Monday, January 4, 2010

The Slaves of Solitude

I've had The Slaves of Solitude, by Patrick Hamilton, sitting on my to-read pile for a long time. A year or so; I got it with The Dud Avocado, which I wrote about here. Both books were published by NYRB Classics, which makes me wonder if they can illustrate the tone of books published by NYRB in general. These two didn't have anything in common story-wise, but they do share a certain something. Neither book ended predictably; they didn't conform to storytelling formulas, almost to a point where it's not storytelling, just taking pictures. Though of course both books do have stories.

The Slaves of Solitude takes place in 1943, primarily in a small town outside London called Thames Lockdon, and a boarding house there called the Rosamund Tea Rooms. It's heroine is Miss Roach, cursed all around with unfortunate names, and an unlikely focus for a novel. She's 39, formerly a schoolmistress, afraid to live in London because of the blitz though she no longer likes Thames Lockdon, or the people she lives with. Though this didn't occur to me until the end of the book, Miss Roach is a lot like Miss Pettigrew--but their stories are nothing alike. Miss Roach visits pubs with an American lieutenant, an "inconsequent" man, and they kiss on park benches in the dark. In a way no one in the book has much consequence, yet they add up to change Miss Roach's life--yet even these changes don't seem likely to last.

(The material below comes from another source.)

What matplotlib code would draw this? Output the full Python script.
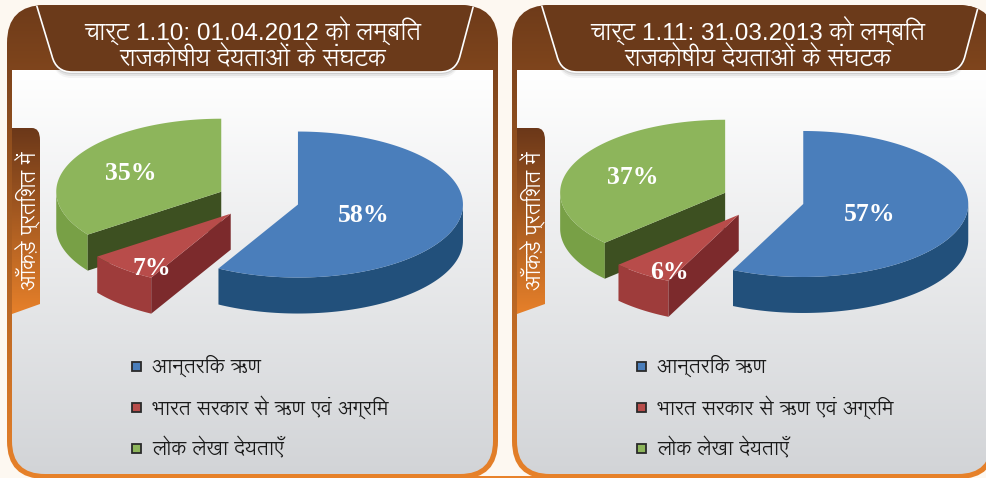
import numpy as np
import matplotlib
matplotlib.use("Agg")
import matplotlib.pyplot as plt
from matplotlib.patches import Polygon, FancyBboxPatch, PathPatch, Rectangle
from matplotlib.path import Path
from matplotlib import font_manager
from matplotlib.ft2font import FT2Font
from matplotlib.colors import to_rgb

# ---- data ----
titles = ["चार्ट 1.10: 01.04.2012 को लम्बित", "चार्ट 1.11: 31.03.2013 को लम्बित"]
subtitle = "राजकोषीय देयताओं के संघटक"
categories = ["आन्तरिक ऋण", "भारत सरकार से ऋण एवं अग्रिम", "लोक लेखा देयताएँ"]
values_2012 = [58, 7, 35]
values_2013 = [57, 6, 37]
axis_note = "आँकड़े प्रतिशत में"

top_colors = ["#4a7ebb", "#b84c4a", "#8db55b"]
wall_colors = ["#22507b", "#9e3c3b", "#78a046"]
cut_colors = ["#1d4468", "#7c2a2c", "#3d5021"]
label_r = [0.4, 0.78, 0.6]
label_shift = [(2, 4), (6, 12), (-2, 2)]

# pick a font with devanagari glyphs (Lohit looks closest)
deva = []
for f in font_manager.fontManager.ttflist:
    try:
        if 0x0915 in FT2Font(f.fname).get_charmap():
            deva.append(f.name)
    except Exception:
        pass
deva = sorted(set(deva))
hindi = deva[:1]
for want in ["Lohit Devanagari", "Noto Sans Devanagari", "Mukta"]:
    if want in deva:
        hindi = [want]
        break
plt.rcParams['font.family'] = hindi + ["DejaVu Sans"]
mixed = ["Liberation Sans"] + hindi

fig = plt.figure(figsize=(9.87, 4.78), dpi=100)
fig.patch.set_facecolor("#fdf8f1")
ax = fig.add_axes([0, 0, 1, 1])
ax.axis("off")


def grad(patch, c1, c2, x0, x1, y0, y1, z):
    t = np.linspace(0, 1, 256)[:, None, None]
    img = np.array(to_rgb(c1)) * (1 - t) + np.array(to_rgb(c2)) * t
    im = ax.imshow(img, extent=(x0, x1, y1, y0), aspect="auto", zorder=z,
                   interpolation="bilinear")
    im.set_clip_path(patch)


def draw_pie(vals, c0x, c0y, rx=165, ry=73, d=36, e=0.25):
    tot = float(sum(vals))
    start = 0
    sl = []
    for i, v in enumerate(vals):
        a1, a2 = start, start + 360 * v / tot
        start = a2
        mid = np.radians((a1 + a2) / 2)
        cx = c0x + e * rx * np.sin(mid)
        cy = c0y - e * ry * np.cos(mid)
        sl.append((cy, i, a1, a2, cx, mid))
    for cy, i, a1, a2, cx, mid in sorted(sl):
        # outer wall (front half only)
        lo, hi = max(a1, 90), min(a2, 270)
        if hi > lo:
            tw = np.radians(np.linspace(lo, hi, 80))
            wx = cx + rx * np.sin(tw)
            wy = cy - ry * np.cos(tw)
            pts = np.concatenate([np.c_[wx, wy], np.c_[wx[::-1], wy[::-1] + d]])
            ax.add_patch(Polygon(pts, fc=wall_colors[i], ec="none", zorder=5))
        # cut faces
        for ang, phi in ((a1, a1 - 90), (a2, a2 + 90)):
            if np.cos(np.radians(phi)) < -1e-6:
                ex = cx + rx * np.sin(np.radians(ang))
                ey = cy - ry * np.cos(np.radians(ang))
                q = [(cx, cy), (ex, ey), (ex, ey + d), (cx, cy + d)]
                ax.add_patch(Polygon(q, fc=cut_colors[i], ec="none", zorder=5))
        th = np.radians(np.linspace(a1, a2, 150))
        tx = cx + rx * np.sin(th)
        ty = cy - ry * np.cos(th)
        top = np.concatenate([[[cx, cy]], np.c_[tx, ty]])
        ax.add_patch(Polygon(top, fc=top_colors[i], ec="none", zorder=6))
        lx = cx + label_r[i] * rx * np.sin(mid) + label_shift[i][0]
        ly = cy - label_r[i] * ry * np.cos(mid) + label_shift[i][1]
        ax.text(lx, ly, "%d%%" % vals[i], color="white", fontsize=18.5,
                fontweight="bold", family="Liberation Serif",
                ha="center", va="center", zorder=7)


def panel(ox, x1, vals, title):
    outer = FancyBboxPatch((ox + 7, 5), x1 - ox - 7, 474,
                           boxstyle="round,pad=0,rounding_size=38",
                           fc="none", ec="none")
    ax.add_patch(outer)
    grad(outer, "#6e3b1a", "#e8822a", ox + 5, x1 + 2, 3, 481, 1)
    inner = FancyBboxPatch((ox + 12, 10), x1 - ox - 17, 464,
                           boxstyle="round,pad=0,rounding_size=33",
                           fc="none", ec="none")
    ax.add_patch(inner)
    grad(inner, "#ffffff", "#d2d4d7", ox + 10, x1, 70, 476, 2)

    # title banner
    v = [(ox + 35, 0), (ox + 52, 56), (ox + 56, 72), (ox + 72, 72),
         (ox + 440, 72), (ox + 456, 72), (ox + 460, 56), (ox + 475, 0), (ox + 35, 0)]
    codes = [Path.MOVETO, Path.LINETO, Path.CURVE3, Path.CURVE3,
             Path.LINETO, Path.CURVE3, Path.CURVE3, Path.LINETO, Path.CLOSEPOLY]
    for k, a in ((6, 0.06), (4, 0.1), (2, 0.15)):
        sh = PathPatch(Path([(x, y + k) for x, y in v], codes), fc="#555555",
                       ec="none", alpha=a, zorder=3)
        ax.add_patch(sh)
        sh.set_clip_path(inner)
    ban = PathPatch(Path(v, codes), fc="#6b3a1a", ec="white", lw=1.2, zorder=4)
    ax.add_patch(ban)
    ban.set_clip_path(outer)
    ax.text(ox + 253, 30, title, color="white", fontsize=17.5, ha="center",
            va="center", zorder=8, family=mixed)
    ax.text(ox + 253, 58, subtitle, color="white", fontsize=17.5, ha="center",
            va="center", zorder=8)

    # side tab
    tv = [(ox + 12, 128), (ox + 32, 128), (ox + 40, 128), (ox + 40, 140),
          (ox + 40, 304), (ox + 12, 314), (ox + 12, 128)]
    tc = [Path.MOVETO, Path.LINETO, Path.CURVE3, Path.CURVE3,
          Path.LINETO, Path.LINETO, Path.CLOSEPOLY]
    tab = PathPatch(Path(tv, tc), fc="none", ec="none", zorder=4)
    ax.add_patch(tab)
    grad(tab, "#6a3719", "#e8812a", ox + 10, ox + 42, 126, 316, 4)
    ax.text(ox + 27, 221, axis_note, color="white", fontsize=15, rotation=90,
            ha="center", va="center", zorder=8)

    draw_pie(vals, ox + 258, 200)

    # legend
    for j, cat in enumerate(categories):
        y = 366 + j * 41
        ax.add_patch(Rectangle((ox + 132, y - 4.5), 9, 9, fc=top_colors[j],
                               ec="#2a2a2a", lw=1.3, zorder=8))
        ax.text(ox + 152, y, cat, color="#1a1a1a", fontsize=14.5, ha="left",
                va="center", zorder=8)


panel(0, 498, values_2012, titles[0])
panel(505, 996, values_2013, titles[1])
ax.add_patch(Rectangle((440, 475.5), 120, 4, fc="#e8822a", ec="none", zorder=0.5))

ax.set_xlim(0, 987)
ax.set_ylim(478, 0)
fig.savefig("out.png", dpi=100, facecolor=fig.get_facecolor())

The war is spoken of as its own being; it makes changes, it takes things away and it creates things, and it seems to do this consciously, like an animal sneaking into houses and stealing shiny objects. "The war seemed to have conjured into being, from nowhere, magically, a huge population of its own--one which flowed into and filled every channel and crevice of the country--the towns, the villages, the streets, the trains, the buses, the shops, the hotels, the inns, the restaurants, the movies." (pg 26) Everything has intention, yet the effects of this are all subtle and insinuating. "She had often wondered what exact motive Mr. Prest had in being alive..." (pg 184). That there would be a motive for existence is a given, but it doesn't seem to be necessary that this makes much difference. This contributes to giving much of the book a rather sinister feeling.

This is a very well written, somewhat subtly clever book, which is satisfying in this way if not in story. Things change, but aren't entirely resolved, which is what makes the story unsatisfying. Not that it's a bad story, but that it doesn't play into anyone's hopes or desires, doesn't satisfy a simple need for romance or a happy ending. Though it was an odd book, I liked it.